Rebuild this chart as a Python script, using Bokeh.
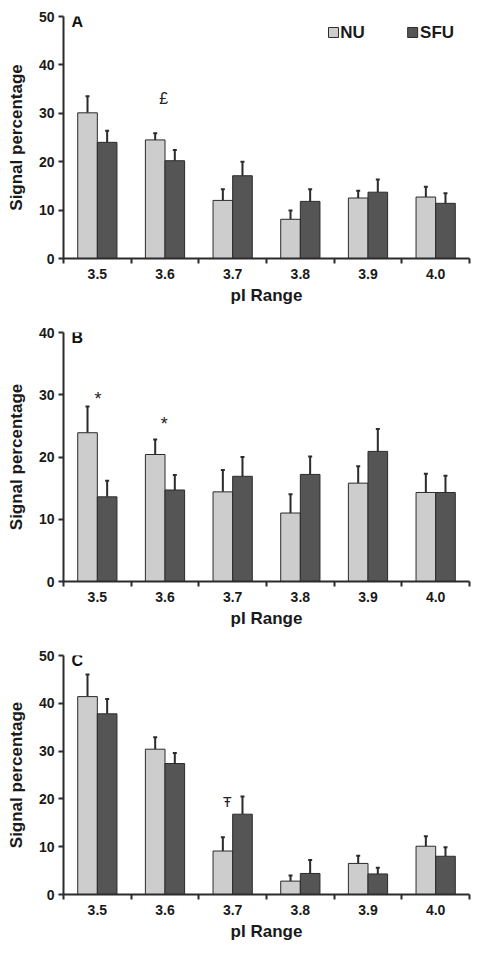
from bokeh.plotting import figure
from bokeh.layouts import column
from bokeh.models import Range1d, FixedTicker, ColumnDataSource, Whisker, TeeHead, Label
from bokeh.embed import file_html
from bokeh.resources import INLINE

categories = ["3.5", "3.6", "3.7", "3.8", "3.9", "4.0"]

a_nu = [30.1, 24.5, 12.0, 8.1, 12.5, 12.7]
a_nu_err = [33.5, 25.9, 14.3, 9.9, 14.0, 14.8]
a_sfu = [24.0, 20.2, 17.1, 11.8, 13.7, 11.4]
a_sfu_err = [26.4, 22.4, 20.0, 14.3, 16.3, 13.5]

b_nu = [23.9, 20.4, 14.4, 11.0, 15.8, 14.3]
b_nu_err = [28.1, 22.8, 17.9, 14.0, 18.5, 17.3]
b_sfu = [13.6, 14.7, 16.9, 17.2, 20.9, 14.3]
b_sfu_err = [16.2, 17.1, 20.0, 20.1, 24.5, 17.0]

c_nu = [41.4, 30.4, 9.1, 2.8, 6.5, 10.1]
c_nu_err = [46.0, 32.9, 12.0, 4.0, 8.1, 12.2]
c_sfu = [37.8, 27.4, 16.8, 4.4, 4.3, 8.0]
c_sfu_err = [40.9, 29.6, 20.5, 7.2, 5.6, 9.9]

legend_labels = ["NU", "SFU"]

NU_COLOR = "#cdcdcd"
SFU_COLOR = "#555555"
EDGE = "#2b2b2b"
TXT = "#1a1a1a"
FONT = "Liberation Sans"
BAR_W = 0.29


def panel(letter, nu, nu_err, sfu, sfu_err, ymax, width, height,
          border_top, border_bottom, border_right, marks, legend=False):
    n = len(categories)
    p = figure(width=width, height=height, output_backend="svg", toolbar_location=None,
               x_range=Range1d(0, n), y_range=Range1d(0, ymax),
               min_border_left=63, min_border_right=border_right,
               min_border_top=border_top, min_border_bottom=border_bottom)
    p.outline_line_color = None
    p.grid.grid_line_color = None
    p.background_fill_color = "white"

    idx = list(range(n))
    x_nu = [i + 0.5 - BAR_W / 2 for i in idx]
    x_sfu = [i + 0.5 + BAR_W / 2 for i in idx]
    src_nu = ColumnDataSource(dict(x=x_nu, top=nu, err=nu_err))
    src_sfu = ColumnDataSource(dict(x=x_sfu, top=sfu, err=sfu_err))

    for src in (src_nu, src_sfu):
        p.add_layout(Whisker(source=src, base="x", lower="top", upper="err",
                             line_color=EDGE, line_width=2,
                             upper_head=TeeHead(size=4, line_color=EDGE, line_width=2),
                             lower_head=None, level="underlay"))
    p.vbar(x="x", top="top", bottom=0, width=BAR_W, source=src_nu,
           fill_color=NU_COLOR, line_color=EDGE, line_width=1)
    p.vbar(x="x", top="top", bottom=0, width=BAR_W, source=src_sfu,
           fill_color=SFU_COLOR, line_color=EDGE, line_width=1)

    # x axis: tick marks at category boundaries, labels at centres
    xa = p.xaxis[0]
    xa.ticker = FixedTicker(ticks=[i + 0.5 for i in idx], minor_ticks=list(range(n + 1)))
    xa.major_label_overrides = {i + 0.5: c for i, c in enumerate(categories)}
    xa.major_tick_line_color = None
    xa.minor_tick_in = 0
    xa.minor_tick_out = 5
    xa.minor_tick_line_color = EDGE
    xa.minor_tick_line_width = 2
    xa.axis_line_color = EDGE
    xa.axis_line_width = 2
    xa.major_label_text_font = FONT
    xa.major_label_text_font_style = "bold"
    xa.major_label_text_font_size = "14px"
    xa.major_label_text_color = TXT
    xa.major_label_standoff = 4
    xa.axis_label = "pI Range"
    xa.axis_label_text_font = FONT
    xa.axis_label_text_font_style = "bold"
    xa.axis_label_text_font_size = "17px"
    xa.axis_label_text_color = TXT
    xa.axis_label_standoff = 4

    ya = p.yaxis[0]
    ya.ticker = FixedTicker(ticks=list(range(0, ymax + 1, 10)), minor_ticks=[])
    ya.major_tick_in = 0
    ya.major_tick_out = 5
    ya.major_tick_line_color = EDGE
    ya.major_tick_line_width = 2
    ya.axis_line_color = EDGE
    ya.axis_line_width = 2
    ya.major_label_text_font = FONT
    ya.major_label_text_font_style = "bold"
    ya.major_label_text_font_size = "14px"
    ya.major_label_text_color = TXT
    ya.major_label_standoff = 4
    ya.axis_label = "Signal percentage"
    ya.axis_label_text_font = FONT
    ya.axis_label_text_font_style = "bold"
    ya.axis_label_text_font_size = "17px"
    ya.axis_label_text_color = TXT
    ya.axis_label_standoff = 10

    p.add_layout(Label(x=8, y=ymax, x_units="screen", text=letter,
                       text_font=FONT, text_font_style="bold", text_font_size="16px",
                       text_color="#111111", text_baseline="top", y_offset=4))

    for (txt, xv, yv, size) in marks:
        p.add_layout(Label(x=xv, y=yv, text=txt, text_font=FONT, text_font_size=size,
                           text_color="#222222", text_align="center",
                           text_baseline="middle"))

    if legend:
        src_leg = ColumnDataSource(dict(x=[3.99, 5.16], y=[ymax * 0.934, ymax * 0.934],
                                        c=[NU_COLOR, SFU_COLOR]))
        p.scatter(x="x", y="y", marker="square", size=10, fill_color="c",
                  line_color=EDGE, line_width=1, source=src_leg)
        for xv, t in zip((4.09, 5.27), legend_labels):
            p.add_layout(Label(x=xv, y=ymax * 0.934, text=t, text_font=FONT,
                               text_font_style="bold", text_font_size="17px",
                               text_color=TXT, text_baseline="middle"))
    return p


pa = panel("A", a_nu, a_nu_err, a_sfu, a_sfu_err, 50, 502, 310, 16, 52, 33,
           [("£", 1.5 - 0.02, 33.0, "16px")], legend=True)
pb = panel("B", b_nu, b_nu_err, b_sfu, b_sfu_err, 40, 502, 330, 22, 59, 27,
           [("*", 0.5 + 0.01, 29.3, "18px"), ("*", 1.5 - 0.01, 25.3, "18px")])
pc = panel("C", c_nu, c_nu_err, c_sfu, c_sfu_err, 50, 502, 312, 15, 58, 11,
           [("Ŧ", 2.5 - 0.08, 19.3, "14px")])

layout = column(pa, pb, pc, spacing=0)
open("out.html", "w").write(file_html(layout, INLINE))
--
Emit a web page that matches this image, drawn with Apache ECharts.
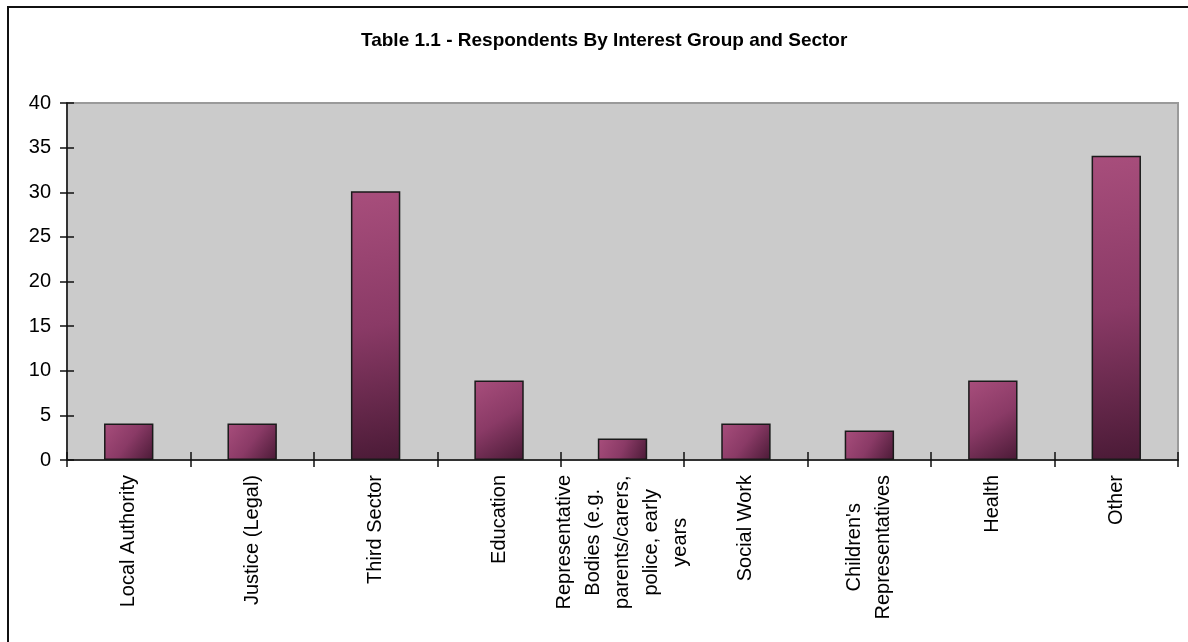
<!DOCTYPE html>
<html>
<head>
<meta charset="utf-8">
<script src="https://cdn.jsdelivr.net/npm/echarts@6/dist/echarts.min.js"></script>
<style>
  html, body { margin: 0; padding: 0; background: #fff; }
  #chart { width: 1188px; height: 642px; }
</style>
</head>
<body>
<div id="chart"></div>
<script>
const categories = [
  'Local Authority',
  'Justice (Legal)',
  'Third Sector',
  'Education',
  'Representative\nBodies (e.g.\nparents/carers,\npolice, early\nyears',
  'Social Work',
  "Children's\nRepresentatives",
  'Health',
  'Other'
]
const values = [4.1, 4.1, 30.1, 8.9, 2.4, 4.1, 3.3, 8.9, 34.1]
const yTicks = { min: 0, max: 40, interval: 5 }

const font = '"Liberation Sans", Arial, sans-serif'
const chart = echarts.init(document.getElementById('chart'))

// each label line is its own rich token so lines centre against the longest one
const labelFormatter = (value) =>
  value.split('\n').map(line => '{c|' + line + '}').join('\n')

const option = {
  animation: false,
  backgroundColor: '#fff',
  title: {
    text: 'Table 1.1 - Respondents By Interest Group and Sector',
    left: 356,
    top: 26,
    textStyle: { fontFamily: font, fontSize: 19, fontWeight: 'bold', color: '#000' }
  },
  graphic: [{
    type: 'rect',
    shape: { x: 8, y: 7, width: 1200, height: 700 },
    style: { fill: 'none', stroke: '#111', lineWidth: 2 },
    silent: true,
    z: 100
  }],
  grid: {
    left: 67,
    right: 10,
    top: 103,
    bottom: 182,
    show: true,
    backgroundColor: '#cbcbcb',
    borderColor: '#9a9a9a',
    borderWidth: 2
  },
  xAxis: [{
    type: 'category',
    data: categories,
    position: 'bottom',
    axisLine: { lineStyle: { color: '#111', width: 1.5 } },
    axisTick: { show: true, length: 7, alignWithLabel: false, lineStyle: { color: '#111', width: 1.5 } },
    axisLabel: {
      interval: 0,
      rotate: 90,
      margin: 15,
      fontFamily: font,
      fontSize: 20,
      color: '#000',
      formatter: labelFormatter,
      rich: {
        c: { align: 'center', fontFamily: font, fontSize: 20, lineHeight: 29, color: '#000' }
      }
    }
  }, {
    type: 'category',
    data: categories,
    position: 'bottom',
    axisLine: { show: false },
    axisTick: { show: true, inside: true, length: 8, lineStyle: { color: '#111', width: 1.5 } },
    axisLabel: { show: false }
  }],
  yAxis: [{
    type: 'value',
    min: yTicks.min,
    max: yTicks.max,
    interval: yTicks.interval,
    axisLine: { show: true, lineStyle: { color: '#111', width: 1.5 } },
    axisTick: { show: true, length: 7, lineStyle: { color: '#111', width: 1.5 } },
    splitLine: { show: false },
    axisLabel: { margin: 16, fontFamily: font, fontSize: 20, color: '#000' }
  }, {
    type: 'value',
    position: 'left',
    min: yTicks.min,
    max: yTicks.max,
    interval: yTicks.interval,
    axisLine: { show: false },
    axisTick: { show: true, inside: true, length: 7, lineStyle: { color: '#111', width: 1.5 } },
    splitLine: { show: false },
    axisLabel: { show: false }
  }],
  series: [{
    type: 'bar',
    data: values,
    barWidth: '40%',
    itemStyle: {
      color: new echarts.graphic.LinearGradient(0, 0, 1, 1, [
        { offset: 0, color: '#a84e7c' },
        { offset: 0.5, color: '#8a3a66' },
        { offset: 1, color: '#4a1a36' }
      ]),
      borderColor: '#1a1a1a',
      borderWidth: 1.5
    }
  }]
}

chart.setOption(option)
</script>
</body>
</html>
---
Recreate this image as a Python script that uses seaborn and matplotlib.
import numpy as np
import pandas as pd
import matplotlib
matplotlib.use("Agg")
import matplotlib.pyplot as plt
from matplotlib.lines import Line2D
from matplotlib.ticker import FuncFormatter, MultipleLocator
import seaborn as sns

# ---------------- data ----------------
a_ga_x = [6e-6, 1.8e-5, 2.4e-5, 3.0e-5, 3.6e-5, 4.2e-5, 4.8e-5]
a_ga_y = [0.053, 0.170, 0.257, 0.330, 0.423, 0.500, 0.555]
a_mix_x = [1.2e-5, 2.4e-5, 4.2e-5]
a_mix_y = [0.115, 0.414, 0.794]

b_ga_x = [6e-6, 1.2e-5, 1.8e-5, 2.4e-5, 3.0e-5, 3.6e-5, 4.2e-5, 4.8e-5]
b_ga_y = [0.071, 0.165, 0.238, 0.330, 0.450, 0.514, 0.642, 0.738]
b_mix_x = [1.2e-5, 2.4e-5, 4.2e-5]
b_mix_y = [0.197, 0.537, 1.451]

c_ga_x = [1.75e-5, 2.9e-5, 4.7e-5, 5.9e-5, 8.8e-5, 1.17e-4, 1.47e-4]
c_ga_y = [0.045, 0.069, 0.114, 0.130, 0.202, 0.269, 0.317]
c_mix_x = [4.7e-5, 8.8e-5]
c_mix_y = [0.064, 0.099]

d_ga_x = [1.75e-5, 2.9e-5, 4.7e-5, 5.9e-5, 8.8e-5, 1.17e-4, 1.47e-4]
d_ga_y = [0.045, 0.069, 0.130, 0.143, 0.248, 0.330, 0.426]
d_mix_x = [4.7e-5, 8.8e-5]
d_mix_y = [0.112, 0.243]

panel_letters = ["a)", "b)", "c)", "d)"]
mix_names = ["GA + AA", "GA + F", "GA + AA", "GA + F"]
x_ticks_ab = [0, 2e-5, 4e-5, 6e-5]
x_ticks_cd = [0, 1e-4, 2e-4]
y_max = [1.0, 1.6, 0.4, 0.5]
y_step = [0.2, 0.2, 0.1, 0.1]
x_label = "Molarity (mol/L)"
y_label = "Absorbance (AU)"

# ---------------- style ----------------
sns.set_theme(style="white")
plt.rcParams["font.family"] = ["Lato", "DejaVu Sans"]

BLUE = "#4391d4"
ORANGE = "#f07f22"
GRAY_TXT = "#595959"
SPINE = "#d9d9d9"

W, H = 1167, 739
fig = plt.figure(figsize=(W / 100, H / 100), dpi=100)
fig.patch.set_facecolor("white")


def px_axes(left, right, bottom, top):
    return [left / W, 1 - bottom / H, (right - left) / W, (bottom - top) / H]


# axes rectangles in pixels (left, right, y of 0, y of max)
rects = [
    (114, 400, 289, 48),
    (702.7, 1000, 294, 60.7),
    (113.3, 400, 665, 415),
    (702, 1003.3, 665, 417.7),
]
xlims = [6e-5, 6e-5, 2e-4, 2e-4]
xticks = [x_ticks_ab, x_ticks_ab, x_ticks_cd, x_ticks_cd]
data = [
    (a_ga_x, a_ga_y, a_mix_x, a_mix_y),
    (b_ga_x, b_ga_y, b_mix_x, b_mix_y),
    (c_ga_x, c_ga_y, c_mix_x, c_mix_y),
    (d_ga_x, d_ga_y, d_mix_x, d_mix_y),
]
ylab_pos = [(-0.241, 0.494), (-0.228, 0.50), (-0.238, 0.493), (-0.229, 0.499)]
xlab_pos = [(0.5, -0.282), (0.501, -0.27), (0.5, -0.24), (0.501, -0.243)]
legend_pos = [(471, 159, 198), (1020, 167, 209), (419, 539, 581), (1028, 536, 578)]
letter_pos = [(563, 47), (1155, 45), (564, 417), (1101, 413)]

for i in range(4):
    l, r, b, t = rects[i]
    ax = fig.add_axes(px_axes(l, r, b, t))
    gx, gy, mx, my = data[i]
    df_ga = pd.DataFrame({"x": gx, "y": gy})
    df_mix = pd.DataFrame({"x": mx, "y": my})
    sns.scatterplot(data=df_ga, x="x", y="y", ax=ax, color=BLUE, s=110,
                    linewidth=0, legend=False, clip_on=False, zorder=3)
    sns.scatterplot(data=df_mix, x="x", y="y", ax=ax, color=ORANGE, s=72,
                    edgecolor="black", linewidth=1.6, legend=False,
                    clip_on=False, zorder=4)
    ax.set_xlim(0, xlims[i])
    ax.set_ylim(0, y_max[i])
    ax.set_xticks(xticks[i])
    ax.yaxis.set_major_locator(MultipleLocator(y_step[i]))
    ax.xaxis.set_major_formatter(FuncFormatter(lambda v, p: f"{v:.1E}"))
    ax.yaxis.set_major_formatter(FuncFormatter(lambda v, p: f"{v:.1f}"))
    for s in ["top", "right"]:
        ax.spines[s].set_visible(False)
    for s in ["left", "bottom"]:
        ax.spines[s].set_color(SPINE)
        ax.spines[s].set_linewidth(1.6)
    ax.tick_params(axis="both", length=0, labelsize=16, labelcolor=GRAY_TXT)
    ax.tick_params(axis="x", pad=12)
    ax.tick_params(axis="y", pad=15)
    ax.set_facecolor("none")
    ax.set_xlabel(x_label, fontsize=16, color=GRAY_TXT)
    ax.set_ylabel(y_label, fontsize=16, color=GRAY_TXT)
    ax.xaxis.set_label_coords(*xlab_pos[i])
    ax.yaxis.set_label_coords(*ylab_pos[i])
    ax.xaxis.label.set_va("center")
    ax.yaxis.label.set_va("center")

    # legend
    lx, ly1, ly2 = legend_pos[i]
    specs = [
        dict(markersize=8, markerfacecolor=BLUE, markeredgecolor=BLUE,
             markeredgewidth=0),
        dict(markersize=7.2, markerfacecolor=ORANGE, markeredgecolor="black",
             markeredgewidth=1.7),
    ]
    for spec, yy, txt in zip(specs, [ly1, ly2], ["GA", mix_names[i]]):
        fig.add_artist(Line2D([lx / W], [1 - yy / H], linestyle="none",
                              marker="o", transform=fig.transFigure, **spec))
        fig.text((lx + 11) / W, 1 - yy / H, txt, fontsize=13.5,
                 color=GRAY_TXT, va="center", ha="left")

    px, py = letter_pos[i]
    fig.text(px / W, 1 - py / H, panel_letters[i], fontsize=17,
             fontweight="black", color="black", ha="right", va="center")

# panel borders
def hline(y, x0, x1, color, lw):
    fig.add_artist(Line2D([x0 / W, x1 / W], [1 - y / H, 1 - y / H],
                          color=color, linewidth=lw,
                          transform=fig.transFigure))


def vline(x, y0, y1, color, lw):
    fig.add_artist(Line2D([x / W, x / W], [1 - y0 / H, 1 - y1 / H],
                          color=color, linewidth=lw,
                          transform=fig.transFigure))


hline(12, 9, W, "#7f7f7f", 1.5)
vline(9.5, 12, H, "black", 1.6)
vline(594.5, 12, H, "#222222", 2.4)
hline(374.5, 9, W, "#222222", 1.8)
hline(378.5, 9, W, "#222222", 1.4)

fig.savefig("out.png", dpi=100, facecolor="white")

Stated problem
Work out how many lines in the records above contain the word "seaborn", and reply with that number alone.

Finished task
2